Farmers like Matt Rehberg, vice president of the Wisconsin Soybean Association, emphasize the need for consistent markets rather than ad hoc government payments. Rehberg stated, "We want markets. Markets are consistent. We can bet on them. When you go to these ad hoc bailout programs, they definitely help. But it’s kind of like putting a Band-aid on a gunshot wound."

The uncertainty surrounding trade policies and market access complicates farmers’ planning for future crops. The shifting federal trade stance and ongoing tariff disputes make it difficult for producers to predict demand and adjust planting strategies accordingly.

Despite the economic strain, some farmers express willingness to accept government aid to avoid losing their farms. John Hansen, president of the Nebraska Farmers Union, remarked, "If push comes to shove, and they have to pick between getting an additional stimulus check of some kind from the government, or losing their farm, they’ll take the stimulus check. They won’t like it, but it’s better than losing the farm."

The proposed bailout plan is under consideration as of October 2025, but funding challenges remain.

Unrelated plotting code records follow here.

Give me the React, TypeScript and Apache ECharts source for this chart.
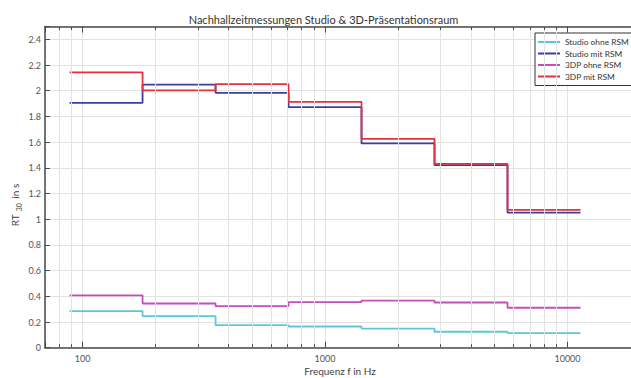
import React, { useEffect, useRef } from 'react';
import * as echarts from 'echarts';

const chartTitle = 'Nachhallzeitmessungen Studio & 3D-Präsentationsraum';
const xTitle = 'Frequenz f in Hz';
// octave band edges (Hz)
const bandEdges = [88.4, 176.8, 353.6, 707.1, 1414, 2828, 5657, 11314];
// RT30 in s per octave band (125 Hz ... 8 kHz)
const studioOhne = [0.284, 0.246, 0.175, 0.165, 0.149, 0.124, 0.114];
const studioMit = [1.906, 2.047, 1.984, 1.873, 1.59, 1.421, 1.052];
const dpOhne = [0.408, 0.344, 0.324, 0.354, 0.367, 0.352, 0.311];
const dpMit = [2.143, 2.003, 2.052, 1.914, 1.626, 1.431, 1.073];
const seriesNames = ['Studio ohne RSM', 'Studio mit RSM', '3DP ohne RSM', '3DP mit RSM'];
const seriesValues = [studioOhne, studioMit, dpOhne, dpMit];
const seriesColors = ['#5ec6dc', '#3a3fa8', '#c24fba', '#e6303f'];
const xMajorTicks = [100, 1000, 10000];
const xMinorTicks = [80, 90, 200, 300, 400, 500, 600, 700, 800, 900, 2000, 3000, 4000, 5000, 6000, 7000, 8000, 9000];

const FONT = 'Lato';
const AXIS_COLOR = '#4a4a4a';
const GRID_COLOR = '#e2e2e2';

export default function App() {
  const ref = useRef<HTMLDivElement>(null);
  useEffect(() => {
    if (!ref.current) return;
    const chart = echarts.init(ref.current, undefined, { renderer: 'svg' });
    const stepData = (vals: number[]) =>
      bandEdges.map((e, i) => [e, vals[Math.min(i, vals.length - 1)]]);

    const minorGrid = xMinorTicks.map((v) => ({ xAxis: v }));
    const minorTicks: any[] = [];
    xMinorTicks.forEach((v) => {
      minorTicks.push([{ coord: [v, 0] }, { coord: [v, 0.027] }]);
      minorTicks.push([{ coord: [v, 2.5] }, { coord: [v, 2.473] }]);
    });

    const baseX = {
      type: 'log',
      logBase: 10,
      min: 70,
      max: 20000,
      axisLine: { show: true, lineStyle: { color: AXIS_COLOR, width: 1.5 } },
      axisTick: { show: true, inside: true, length: 6, lineStyle: { color: AXIS_COLOR, width: 1 } },
    };

    chart.setOption({
      animation: false,
      color: seriesColors,
      textStyle: { fontFamily: FONT },
      grid: { left: 45, top: 26.5, right: 19.5, bottom: 30.3, containLabel: false, outerBoundsMode: 'none' },
      legend: {
        data: seriesNames,
        orient: 'vertical',
        left: 535,
        top: 33,
        icon: 'rect',
        itemWidth: 22,
        itemHeight: 2,
        itemGap: 1.5,
        padding: [4, 8, 4, 3],
        borderColor: '#333',
        borderWidth: 1,
        backgroundColor: '#fff',
        textStyle: { fontFamily: FONT, fontSize: 8.4, color: '#333', lineHeight: 10 },
        selectedMode: false,
      },
      xAxis: [
        {
          ...baseX,
          position: 'bottom',
          axisLabel: {
            show: true,
            margin: 6,
            fontFamily: FONT,
            fontSize: 9,
            color: '#555',
            formatter: (v: number) => {
              const r = Math.round(v);
              return xMajorTicks.includes(r) ? String(r) : '';
            },
          },
          splitLine: { show: true, lineStyle: { color: GRID_COLOR, width: 1 } },
        },
        {
          ...baseX,
          position: 'top',
          axisLabel: { show: false },
          splitLine: { show: false },
        },
      ],
      yAxis: {
        type: 'value',
        min: 0,
        max: 2.5,
        interval: 0.2,
        axisLine: { show: true, lineStyle: { color: AXIS_COLOR, width: 1.5 } },
        axisTick: { show: true, inside: true, length: 5, lineStyle: { color: AXIS_COLOR, width: 1 } },
        axisLabel: {
          margin: 4,
          fontFamily: FONT,
          fontSize: 9,
          color: '#555',
          formatter: (v: number) => (v > 2.45 ? '' : String(+v.toFixed(1))),
        },
        splitLine: { show: true, lineStyle: { color: GRID_COLOR, width: 1 } },
      },
      graphic: [
        {
          type: 'text',
          x: 323.5,
          y: 19,
          style: {
            text: chartTitle,
            align: 'center',
            verticalAlign: 'middle',
            textAlign: 'center',
            textVerticalAlign: 'middle',
            fontFamily: FONT,
            fontSize: 11,
            fill: '#333',
          },
        },
        {
          type: 'text',
          x: 340,
          y: 371,
          style: {
            text: xTitle,
            align: 'center',
            verticalAlign: 'middle',
            textAlign: 'center',
            textVerticalAlign: 'middle',
            fontFamily: FONT,
            fontSize: 10,
            fill: '#444',
          },
        },
        {
          type: 'text',
          x: 15,
          y: 205,
          rotation: Math.PI / 2,
          style: {
            text: '{a|RT}{b|30}{a| in s}',
            align: 'center',
            verticalAlign: 'middle',
            textAlign: 'center',
            textVerticalAlign: 'middle',
            rich: {
              a: { fontFamily: FONT, fontSize: 10, fill: '#444', color: '#444' },
              b: { fontFamily: FONT, fontSize: 7, fill: '#444', color: '#444', padding: [7, 2, 0, 3] },
            },
          },
        },
      ],
      series: [
        {
          type: 'line',
          data: [],
          z: 1,
          silent: true,
          markLine: {
            silent: true,
            symbol: ['none', 'none'],
            label: { show: false },
            lineStyle: { color: GRID_COLOR, width: 1, type: 'solid' },
            emphasis: { disabled: true },
            data: minorGrid,
          },
        },
        {
          type: 'line',
          data: [],
          z: 5,
          silent: true,
          markLine: {
            silent: true,
            symbol: ['none', 'none'],
            label: { show: false },
            lineStyle: { color: AXIS_COLOR, width: 1, type: 'solid' },
            emphasis: { disabled: true },
            data: minorTicks,
          },
        },
        ...seriesNames.map((name, i) => ({
          name,
          type: 'line',
          step: 'end',
          z: 3,
          symbol: 'none',
          data: stepData(seriesValues[i]),
          lineStyle: { color: seriesColors[i], width: 1.8 },
          itemStyle: { color: seriesColors[i] },
        })),
      ],
    });
    return () => chart.dispose();
  }, []);
  return (
    <div
      ref={ref}
      style={{ position: 'fixed', left: 0, top: 0, width: 660, height: 378, background: '#fff' }}
    />
  );
}
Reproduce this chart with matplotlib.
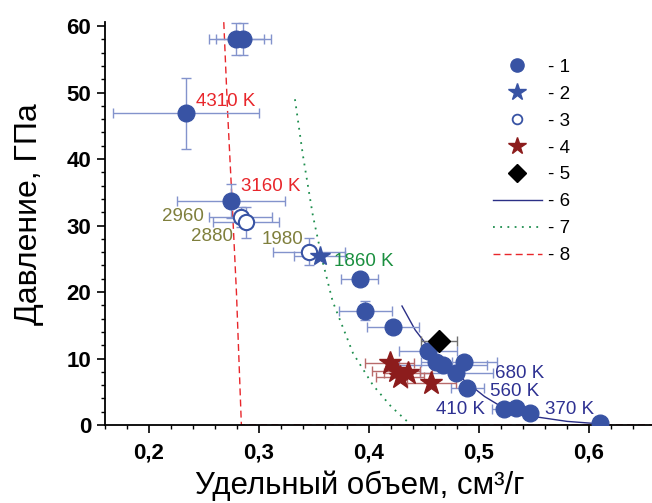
import matplotlib
matplotlib.use("Agg")
import matplotlib.pyplot as plt
from matplotlib.lines import Line2D
from matplotlib.ticker import MultipleLocator, FuncFormatter

plt.rcParams['font.family'] = ['Liberation Sans', 'DejaVu Sans']

# 1 - filled circles: volume, pressure, errors
v1 = [0.2795, 0.2855, 0.2335, 0.2743, 0.3915, 0.3967, 0.4218, 0.4539, 0.4613,
      0.4673, 0.4864, 0.4794, 0.4894, 0.5231, 0.5340, 0.5467, 0.6103]
p1 = [58.0, 58.0, 46.9, 33.7, 21.9, 17.2, 14.7, 11.2, 9.5,
      9.0, 9.5, 7.8, 5.5, 2.35, 2.5, 1.75, 0.35]
dv1 = [0.025, 0.025, 0.0665, 0.049, 0.017, 0.024, 0.024, 0.0265, 0.014,
       0.040, 0.030, 0.033, 0.015, 0.011, 0.0, 0.0, 0.0]
dp1 = [2.4, 2.4, 5.35, 2.6, 0.0, 1.4, 0.0, 0.0, 0.0,
       0.0, 0.0, 0.0, 0.0, 0.0, 0.0, 0.0, 0.0]

# 2 - blue star
v2 = [0.3552]
p2 = [25.4]
dv2 = [0.023]

# 3 - open circles
v3 = [0.2834, 0.2885, 0.3455]
p3 = [31.3, 30.5, 26.1]
dv3 = [0.0285, 0.030, 0.033]
dp3 = [1.5, 2.3, 2.0]

# 4 - dark red stars
v4 = [0.4188, 0.4245, 0.4280, 0.4355, 0.4567]
p4 = [9.3, 8.2, 7.3, 7.8, 6.3]
dv4 = [0.022, 0.022, 0.022, 0.022, 0.022]

# 5 - diamond
v5 = [0.4636]
p5 = [12.6]
dv5 = [0.016]

# 6, 7, 8 - curves
v6 = [0.430, 0.442, 0.455, 0.470, 0.486, 0.505, 0.519, 0.549, 0.580, 0.604]
p6 = [17.9, 14.3, 11.5, 9.0, 6.8, 4.3, 2.9, 1.3, 0.55, 0.25]
v7 = [0.3327, 0.340, 0.349, 0.358, 0.367, 0.3855, 0.4036, 0.420, 0.437]
p7 = [49.0, 40.5, 31.5, 24.5, 18.6, 10.8, 6.0, 2.8, 0.2]
v8 = [0.268, 0.2715, 0.2755, 0.2795, 0.284, 0.66]
p8 = [60.6, 47.0, 33.8, 20.0, 0.0, 0.0]

# temperature labels
t_text = ["4310 K", "3160 K", "2960", "2880", "1980", "1860 K", "680 K", "560 K", "410 K", "370 K"]
t_v = [0.2426, 0.2835, 0.2497, 0.2764, 0.340, 0.368, 0.515, 0.5097, 0.4613, 0.5597]
t_p = [48.7, 35.9, 31.3, 28.3, 27.9, 24.6, 7.8, 5.0, 2.35, 2.35]
t_ha = ["left", "left", "right", "right", "right", "left", "left", "left", "left", "left"]
t_col = ["#e8262b", "#e8262b", "#7f7f3c", "#7f7f3c", "#7f7f3c", "#1a8f3f",
         "#2e3192", "#2e3192", "#2e3192", "#2e3192"]

blue = "#3853a4"
blue_err = "#8393cc"
red = "#8c1c1c"
red_err = "#b86a6a"

fig = plt.figure(figsize=(6.52, 5.03), dpi=100)
ax = fig.add_axes([0.161, 0.155, 0.8436, 0.801])

ax.plot(v8, p8, color="#e8262b", ls=(0, (5, 3)), lw=1.0, zorder=2)
ax.plot(v7, p7, color="#1f8f4f", ls=(0, (1, 3)), lw=1.3, zorder=2)
ax.plot(v6, p6, color="#2b2f86", lw=1.0, zorder=2)

ax.errorbar(v1, p1, xerr=dv1, yerr=dp1, fmt='none', ecolor=blue_err, elinewidth=1, capsize=3.5, zorder=3)
ax.errorbar(v3, p3, xerr=dv3, yerr=dp3, fmt='none', ecolor=blue_err, elinewidth=1, capsize=3.5, zorder=3)
ax.errorbar(v2, p2, xerr=dv2, fmt='none', ecolor=blue_err, elinewidth=1, capsize=3.5, zorder=3)
ax.errorbar(v4, p4, xerr=dv4, fmt='none', ecolor=red_err, elinewidth=1, capsize=3.5, zorder=3)
ax.errorbar(v5, p5, xerr=dv5, fmt='none', ecolor="#707070", elinewidth=1, capsize=3.5, zorder=3)

ax.plot(v1, p1, 'o', ms=12, color=blue, mec=blue, zorder=4)
ax.plot(v3, p3, 'o', ms=11, mfc='white', mec=blue, mew=1.5, zorder=4)
ax.plot(v2, p2, '*', ms=15, color=blue, zorder=5)
ax.plot(v4, p4, '*', ms=17, color=red, zorder=5)
ax.plot(v5, p5, 'D', ms=11.5, color='black', zorder=5)

for txt, x, y, ha, c in zip(t_text, t_v, t_p, t_ha, t_col):
    ax.text(x, y, txt, ha=ha, va='center', fontsize=13.5, color=c, zorder=6)

ax.set_xlim(0.16, 0.66)
ax.set_ylim(0, 60.6)
ax.xaxis.set_major_locator(MultipleLocator(0.1))
ax.xaxis.set_minor_locator(MultipleLocator(0.02))
ax.yaxis.set_major_locator(MultipleLocator(10))
ax.yaxis.set_minor_locator(MultipleLocator(2))
ax.xaxis.set_major_formatter(FuncFormatter(lambda x, pos: ("%.1f" % x).replace('.', ',')))
ax.yaxis.set_major_formatter(FuncFormatter(lambda y, pos: "%d" % y))

for s in ['top', 'right']:
    ax.spines[s].set_visible(False)
for s in ['left', 'bottom']:
    ax.spines[s].set_linewidth(1.3)
ax.tick_params(which='major', length=5.5, width=1.2)
ax.tick_params(which='minor', length=3, width=1.0)
ax.tick_params(axis='x', which='major', labelsize=16, pad=7)
ax.tick_params(axis='y', which='major', labelsize=16, pad=4.5)
for lab in ax.get_xticklabels() + ax.get_yticklabels():
    lab.set_fontweight('bold')

ax.set_xlabel("Удельный объем, см³/г", fontsize=22.5)
ax.xaxis.set_label_coords(0.4636, -0.112)
ax.set_ylabel("Давление, ГПа", fontsize=23)
ax.yaxis.set_label_coords(-0.111, 0.5236)

handles = [
    Line2D([], [], ls='none', marker='o', ms=9.5, color=blue),
    Line2D([], [], ls='none', marker='*', ms=13, color=blue),
    Line2D([], [], ls='none', marker='o', ms=7, mfc='white', mec=blue, mew=1.3),
    Line2D([], [], ls='none', marker='*', ms=13, color=red),
    Line2D([], [], ls='none', marker='D', ms=9, color='black'),
    Line2D([], [], color="#2b2f86", lw=1.0),
    Line2D([], [], color="#1f8f4f", ls=(0, (1, 3)), lw=1.3),
    Line2D([], [], color="#e8262b", ls=(0, (5, 3)), lw=1.0),
]
labels = ["- 1", "- 2", "- 3", "- 4", "- 5", "- 6", "- 7", "- 8"]
fig.legend(handles, labels, loc='upper left', bbox_to_anchor=(0.756, 0.883),
           frameon=False, fontsize=13.5, handlelength=2.6, handletextpad=0.32,
           labelspacing=0.52, borderpad=0, borderaxespad=0)

fig.savefig("out.png", dpi=100)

A recent tax-and-spending bill redirected funds away from the Commodity Credit Corporation, a federal account previously used to finance farm programs, prompting officials to seek tariff revenue as the primary funding source for the new aid package.

As the 2025 harvest season progresses, Illinois soybean farmers continue to navigate the economic fallout from the trade war, hoping for policy solutions that restore market stability and long-term viability for U.S. agriculture.